Random Light Beams: Theory and Applications contemplates the potential in harnessing random light. This book discusses light matter interactions, and concentrates on the various phenomena associated with beam-like fields. It explores natural and man-made light fields and gives an overview of recently introduced families of random light beams. It outlines mathematical tools for analysis, suggests schemes for realization, and discusses possible applications.
The book introduces the essential concepts needed for a deeper understanding of the subject, discusses various classes of deterministic paraxial beams and examines random scalar beams. It highlights electromagnetic random beams and matters relating to generation, propagation in free space and various media, and discusses transmission through optical systems. It includes applications that benefit from the use of random beams, as well as the interaction of beams with deterministic optical systems.
• Includes detailed mathematical description of different model sources and beams
• Explores a wide range of man-made and natural media for beam interaction
• Contains more than 100 illustrations on beam behavior
• Offers information that is based on the scientific results of the last several years
• Points to general methods for dealing with random beams, on the basis of which the readers can do independent research
It gives examples of light propagation through the human eye, laser resonators, and negative phase materials. It discusses in detail propagation of random beams in random media, the scattering of random beams from collections of scatterers and thin random layers as well as the possible uses for these beams in imaging, tomography, and smart illumination.
Table of Contents
Introduction. Scalar random beams: theory. Electromagnetic random beams: theory. Simulations. Applications.

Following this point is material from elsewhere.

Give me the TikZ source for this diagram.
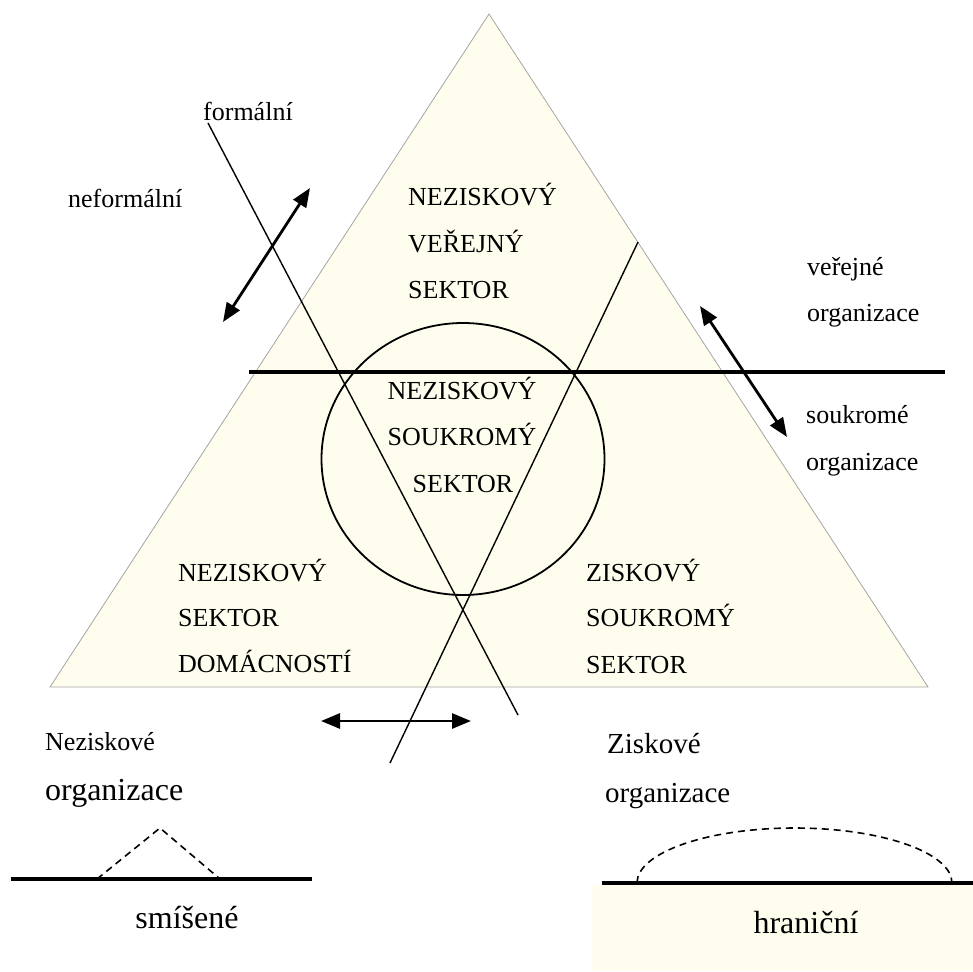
\documentclass[tikz,border=0pt]{standalone}
\usepackage{fontspec}
\setmainfont{Liberation Serif}
\usetikzlibrary{arrows.meta}
\definecolor{cream}{RGB}{255,253,238}
\definecolor{edgegray}{RGB}{165,165,165}
\tikzset{
  lbl/.style={inner sep=0pt, anchor=base west, font=\fontsize{26}{26}\selectfont},
  lblc/.style={inner sep=0pt, anchor=base, font=\fontsize{26}{26}\selectfont},
  big/.style={font=\fontsize{32}{32}\selectfont},
  mid/.style={font=\fontsize{29}{29}\selectfont},
  thinline/.style={line width=1.4pt},
  thickline/.style={line width=3.2pt},
  dblarrow/.style={line width=2.8pt, {Triangle[length=19pt,width=15pt]}-{Triangle[length=19pt,width=15pt]}},
  dashline/.style={line width=1.6pt, dash pattern=on 7pt off 5pt}
}
\begin{document}
\begin{tikzpicture}[x=1pt,y=-1pt]
\useasboundingbox (0,0) rectangle (973,971);
% triangle
\coordinate (apex) at (489,14);
\coordinate (bl) at (50,687);
\coordinate (br) at (928,687);
\fill[cream] (apex) -- (bl) -- (br) -- cycle;
\draw[edgegray, line width=0.8pt] (apex) -- (bl) -- (br) -- cycle;
% bottom right box
\fill[cream] (592,885) rectangle (973,971);
% horizontal divider
\coordinate (hl1) at (249,372);
\coordinate (hl2) at (945,372);
\draw[thickline] (hl1) -- (hl2);
% crossing lines
\coordinate (l1a) at (208,123);
\coordinate (l1b) at (518,715);
\draw[thinline] (l1a) -- (l1b);
\coordinate (l2a) at (638,242);
\coordinate (l2b) at (390,763);
\draw[thinline] (l2a) -- (l2b);
% ellipse
\coordinate (ec) at (463,459);
\draw[line width=1.8pt] (ec) ellipse [x radius=141.5, y radius=136];
% arrows
\coordinate (a1a) at (223,322);
\coordinate (a1b) at (310,188);
\draw[dblarrow] (a1a) -- (a1b);
\coordinate (a2a) at (700,306);
\coordinate (a2b) at (787,437);
\draw[dblarrow] (a2a) -- (a2b);
\coordinate (a3a) at (321,721);
\coordinate (a3b) at (471,721);
\draw[dblarrow] (a3a) -- (a3b);
% bottom left: mixed
\coordinate (m1) at (11,879);
\coordinate (m2) at (312,879);
\draw[thickline] (m1) -- (m2);
\coordinate (t1) at (97,879);
\coordinate (t2) at (160,828);
\coordinate (t3) at (220,879);
\draw[dashline] (t1) -- (t2) -- (t3);
% bottom right: boundary
\coordinate (b1) at (602,883);
\coordinate (b2) at (973,883);
\draw[thickline] (b1) -- (b2);
\coordinate (d1) at (637,883);
\draw[dashline] (d1) arc[start angle=180, end angle=0, x radius=157.5, y radius=-55];
% texts
\node[lbl] (formalni) at (203,121) {formální};
\node[lbl] (neformalni) at (68,207) {neformální};
\node[lbl] (nv1) at (408,205) {NEZISKOVÝ};
\node[lbl] (nv2) at (408,252) {VEŘEJNÝ};
\node[lbl] (nv3) at (408,298) {SEKTOR};
\node[lblc] (ns1) at (462,399) {NEZISKOVÝ};
\node[lblc] (ns2) at (462,445) {SOUKROMÝ};
\node[lblc] (ns3) at (463,492) {SEKTOR};
\node[lbl] (nd1) at (178,581) {NEZISKOVÝ};
\node[lbl] (nd2) at (178,626) {SEKTOR};
\node[lbl] (nd3) at (178,672) {DOMÁCNOSTÍ};
\node[lbl] (zs1) at (586,581) {ZISKOVÝ};
\node[lbl] (zs2) at (586,626) {SOUKROMÝ};
\node[lbl] (zs3) at (586,673) {SEKTOR};
\node[lbl] (ver1) at (807,275) {veřejné};
\node[lbl] (ver2) at (807,321) {organizace};
\node[lbl] (sou1) at (806,423) {soukromé};
\node[lbl] (sou2) at (806,470) {organizace};
\node[lbl] (nez1) at (45,750) {Neziskové};
\node[lbl,big] (nez2) at (45,800) {organizace};
\node[lbl,mid] (zis1) at (607,753) {Ziskové};
\node[lbl,mid] (zis2) at (605,802) {organizace};
\node[lblc,big] (smis) at (187,928) {smíšené};
\node[lblc,big] (hran) at (806,933) {hraniční};
\end{tikzpicture}
\end{document}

Dr. Olga Korotkova received her Ph.D. from the University of Central Florida, Orlando, in December 2003. In her Ph.D. thesis and in other publications she showed the advantages of using random optical beams for communications and sensing through random media. She is currently an Associate Professor at the Department of Physics, University of Miami, Coral Gables, Florida. She has recently introduced several schemes of correlation and polarization diversity for mitigation of effects of turbulence and scatterers. Korotkova has published more than 100 scientific papers in peer-referred journals, which have been cited more than 1800 times. She chaired six SPIE conferences relating to atmospheric and oceanic propagation of EM waves in 2007-2012 and has been a member of the editorial board for Optics Letters since 2010.